From the summer of 2003 to September 2006, the Knesset spent upward of NIS 650,000 on consulting firms that were supposed to help the Knesset form a self-auditing system. The original amount budgeted for the project was just over NIS 100,000. In addition, the Knesset froze all of the plans that it had paid the consulting firms to create, when it was discovered that the parliamentary budget could not be stretched to accommodate the auditing system.
If the Knesset had used better planning methods, had checked the companies it hired and compared prices, and abided by a better time schedule, it would have saved hundreds of thousands of shekels, the State Comptroller's annual report, which was released for publication on Wednesday, found.
Most of the problems stemmed from the Knesset's dealings with the Masterplan Company, which the Knesset hired to advise them on how to build a self-auditing system.

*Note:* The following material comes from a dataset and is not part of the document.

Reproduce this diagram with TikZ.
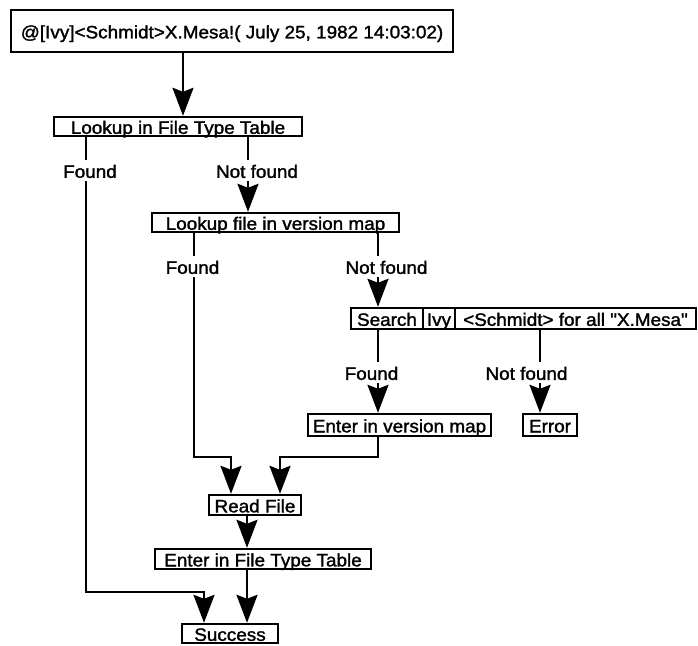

MK Reuven Rivlin (Likud), who was speaker of the 16th Knesset, originally devised the plan to help the Knesset better understand and audit itself.
In the agreement, Masterplan was supposed to be paid for work completed and hours spent on the task. In the end, however, the State Comptroller's Report found that the Knesset failed to take advantage of a discount that they were supposed to receive. The Knesset also paid the company for work that was never completed.
Less than a year later, the Masterplan Company was hired to help plan a new broadcasting system for the Knesset. As with the auditing system, there were discrepancies between the original agreement and the amount finally paid.
All of the Knesset's dealings with the auditing system and a new broadcasting center were arranged through the head of administration, Dan Landau. Unfortunately, when Landau left his post, the guidelines for his dealings with Masterplan were not passed on to the Knesset's administrative center, and the lack of communication led to confusion over what types of arrangements had been made.
The plans for both the auditing system and the broadcasting system were frozen in June and July of 2006, due to a lack of funds in the immediate budget.
Rivlin has repeatedly defended his decision to build the auditing system, claiming that it was necessary so that the Knesset could do more to police itself. According to Rivlin, if the funds had been spent as he had originally requested, the overspending would not have occurred.
In another instance which occurred in June 2004, the Knesset director-general decided to hire the services of an outside company, in order to resolve problems with some committee workers. The Central Committee chose the A.A. Company without researching the company's history, or investigating other possible options. Although the Knesset specified that it only wanted the company to research the committee workers, and spend 1,000-working hours on the project, the company investigated more employee complaints, including the janitorial staff, and eventually charged the Knesset for 3,685 hours of work.